**What you will do**
Exactly as written, retype the listing below, omitting the pictures.
--------------------------------------------------
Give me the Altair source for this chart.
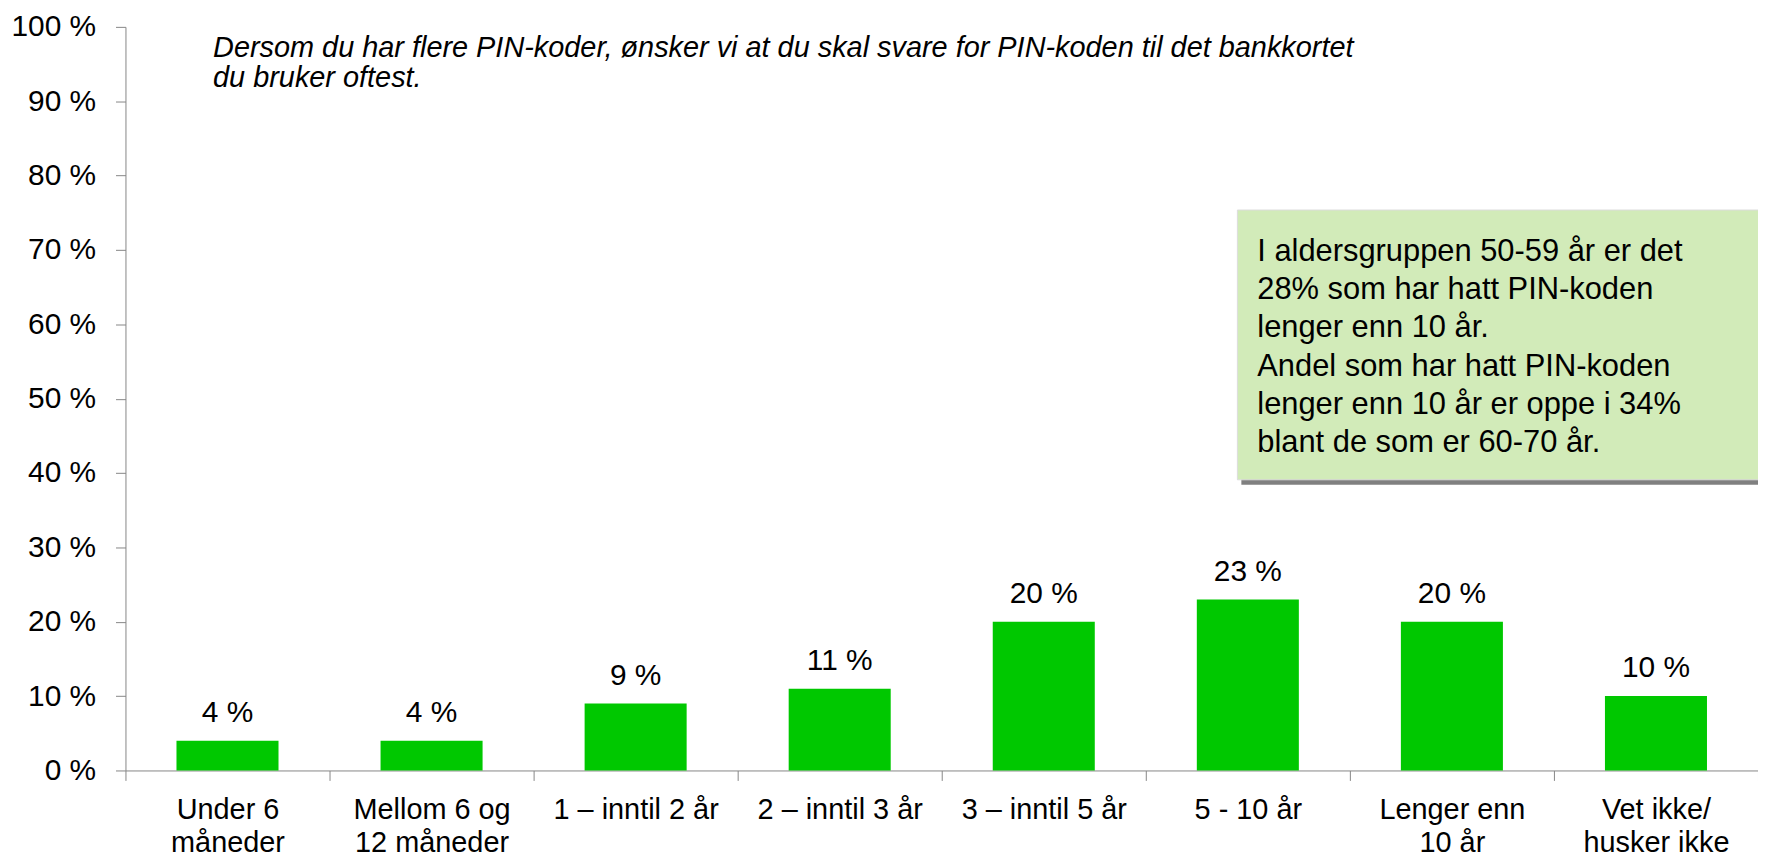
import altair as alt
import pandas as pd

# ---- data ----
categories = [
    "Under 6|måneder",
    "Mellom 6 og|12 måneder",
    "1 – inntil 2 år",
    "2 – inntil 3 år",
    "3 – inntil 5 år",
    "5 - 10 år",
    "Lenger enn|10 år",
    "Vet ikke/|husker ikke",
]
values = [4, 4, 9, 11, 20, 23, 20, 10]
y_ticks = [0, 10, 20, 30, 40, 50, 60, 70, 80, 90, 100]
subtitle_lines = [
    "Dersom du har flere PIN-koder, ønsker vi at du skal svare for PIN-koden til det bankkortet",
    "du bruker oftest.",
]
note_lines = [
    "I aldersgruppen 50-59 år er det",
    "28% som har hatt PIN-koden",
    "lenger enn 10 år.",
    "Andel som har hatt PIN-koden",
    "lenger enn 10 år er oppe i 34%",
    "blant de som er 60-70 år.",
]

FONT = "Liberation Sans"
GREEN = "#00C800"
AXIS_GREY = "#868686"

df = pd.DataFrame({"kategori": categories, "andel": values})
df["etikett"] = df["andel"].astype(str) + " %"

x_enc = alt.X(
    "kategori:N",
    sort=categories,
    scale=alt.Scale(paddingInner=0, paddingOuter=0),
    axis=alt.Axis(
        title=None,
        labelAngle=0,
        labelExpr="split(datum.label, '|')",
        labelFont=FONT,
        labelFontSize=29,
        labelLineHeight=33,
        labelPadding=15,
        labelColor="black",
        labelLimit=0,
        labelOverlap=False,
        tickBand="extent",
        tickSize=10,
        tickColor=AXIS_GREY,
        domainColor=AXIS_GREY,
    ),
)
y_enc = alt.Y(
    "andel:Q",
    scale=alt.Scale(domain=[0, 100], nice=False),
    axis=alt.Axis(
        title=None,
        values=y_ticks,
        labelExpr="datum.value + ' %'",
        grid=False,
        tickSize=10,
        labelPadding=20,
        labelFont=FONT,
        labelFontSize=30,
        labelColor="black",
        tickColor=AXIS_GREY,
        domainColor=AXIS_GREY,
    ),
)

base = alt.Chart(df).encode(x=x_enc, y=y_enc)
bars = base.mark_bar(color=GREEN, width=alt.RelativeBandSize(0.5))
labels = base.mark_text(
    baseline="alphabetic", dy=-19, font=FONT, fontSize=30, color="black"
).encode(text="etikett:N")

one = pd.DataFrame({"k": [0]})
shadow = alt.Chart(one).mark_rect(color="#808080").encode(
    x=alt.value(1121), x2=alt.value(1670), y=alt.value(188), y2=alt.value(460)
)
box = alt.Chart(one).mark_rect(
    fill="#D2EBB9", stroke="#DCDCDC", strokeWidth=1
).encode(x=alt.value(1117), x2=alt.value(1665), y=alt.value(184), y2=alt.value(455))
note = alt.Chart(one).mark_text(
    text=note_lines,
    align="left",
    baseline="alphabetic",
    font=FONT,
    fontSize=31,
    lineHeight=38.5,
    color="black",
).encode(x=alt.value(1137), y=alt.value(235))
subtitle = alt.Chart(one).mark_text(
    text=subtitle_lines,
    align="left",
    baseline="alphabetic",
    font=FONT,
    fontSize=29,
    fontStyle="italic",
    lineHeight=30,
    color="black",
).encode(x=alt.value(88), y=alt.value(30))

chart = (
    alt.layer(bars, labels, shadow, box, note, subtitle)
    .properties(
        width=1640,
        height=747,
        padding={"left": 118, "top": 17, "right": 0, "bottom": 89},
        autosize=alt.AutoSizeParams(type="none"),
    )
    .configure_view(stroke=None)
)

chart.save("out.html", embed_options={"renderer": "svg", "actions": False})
--------------------------------------------------
**Expected output**
Give me the Altair source for this chart.
import altair as alt
import pandas as pd

# ---- data ----
categories = [
    "Under 6|måneder",
    "Mellom 6 og|12 måneder",
    "1 – inntil 2 år",
    "2 – inntil 3 år",
    "3 – inntil 5 år",
    "5 - 10 år",
    "Lenger enn|10 år",
    "Vet ikke/|husker ikke",
]
values = [4, 4, 9, 11, 20, 23, 20, 10]
y_ticks = [0, 10, 20, 30, 40, 50, 60, 70, 80, 90, 100]
subtitle_lines = [
    "Dersom du har flere PIN-koder, ønsker vi at du skal svare for PIN-koden til det bankkortet",
    "du bruker oftest.",
]
note_lines = [
    "I aldersgruppen 50-59 år er det",
    "28% som har hatt PIN-koden",
    "lenger enn 10 år.",
    "Andel som har hatt PIN-koden",
    "lenger enn 10 år er oppe i 34%",
    "blant de som er 60-70 år.",
]

FONT = "Liberation Sans"
GREEN = "#00C800"
AXIS_GREY = "#868686"

df = pd.DataFrame({"kategori": categories, "andel": values})
df["etikett"] = df["andel"].astype(str) + " %"

x_enc = alt.X(
    "kategori:N",
    sort=categories,
    scale=alt.Scale(paddingInner=0, paddingOuter=0),
    axis=alt.Axis(
        title=None,
        labelAngle=0,
        labelExpr="split(datum.label, '|')",
        labelFont=FONT,
        labelFontSize=29,
        labelLineHeight=33,
        labelPadding=15,
        labelColor="black",
        labelLimit=0,
        labelOverlap=False,
        tickBand="extent",
        tickSize=10,
        tickColor=AXIS_GREY,
        domainColor=AXIS_GREY,
    ),
)
y_enc = alt.Y(
    "andel:Q",
    scale=alt.Scale(domain=[0, 100], nice=False),
    axis=alt.Axis(
        title=None,
        values=y_ticks,
        labelExpr="datum.value + ' %'",
        grid=False,
        tickSize=10,
        labelPadding=20,
        labelFont=FONT,
        labelFontSize=30,
        labelColor="black",
        tickColor=AXIS_GREY,
        domainColor=AXIS_GREY,
    ),
)

base = alt.Chart(df).encode(x=x_enc, y=y_enc)
bars = base.mark_bar(color=GREEN, width=alt.RelativeBandSize(0.5))
labels = base.mark_text(
    baseline="alphabetic", dy=-19, font=FONT, fontSize=30, color="black"
).encode(text="etikett:N")

one = pd.DataFrame({"k": [0]})
shadow = alt.Chart(one).mark_rect(color="#808080").encode(
    x=alt.value(1121), x2=alt.value(1670), y=alt.value(188), y2=alt.value(460)
)
box = alt.Chart(one).mark_rect(
    fill="#D2EBB9", stroke="#DCDCDC", strokeWidth=1
).encode(x=alt.value(1117), x2=alt.value(1665), y=alt.value(184), y2=alt.value(455))
note = alt.Chart(one).mark_text(
    text=note_lines,
    align="left",
    baseline="alphabetic",
    font=FONT,
    fontSize=31,
    lineHeight=38.5,
    color="black",
).encode(x=alt.value(1137), y=alt.value(235))
subtitle = alt.Chart(one).mark_text(
    text=subtitle_lines,
    align="left",
    baseline="alphabetic",
    font=FONT,
    fontSize=29,
    fontStyle="italic",
    lineHeight=30,
    color="black",
).encode(x=alt.value(88), y=alt.value(30))

chart = (
    alt.layer(bars, labels, shadow, box, note, subtitle)
    .properties(
        width=1640,
        height=747,
        padding={"left": 118, "top": 17, "right": 0, "bottom": 89},
        autosize=alt.AutoSizeParams(type="none"),
    )
    .configure_view(stroke=None)
)

chart.save("out.html", embed_options={"renderer": "svg", "actions": False})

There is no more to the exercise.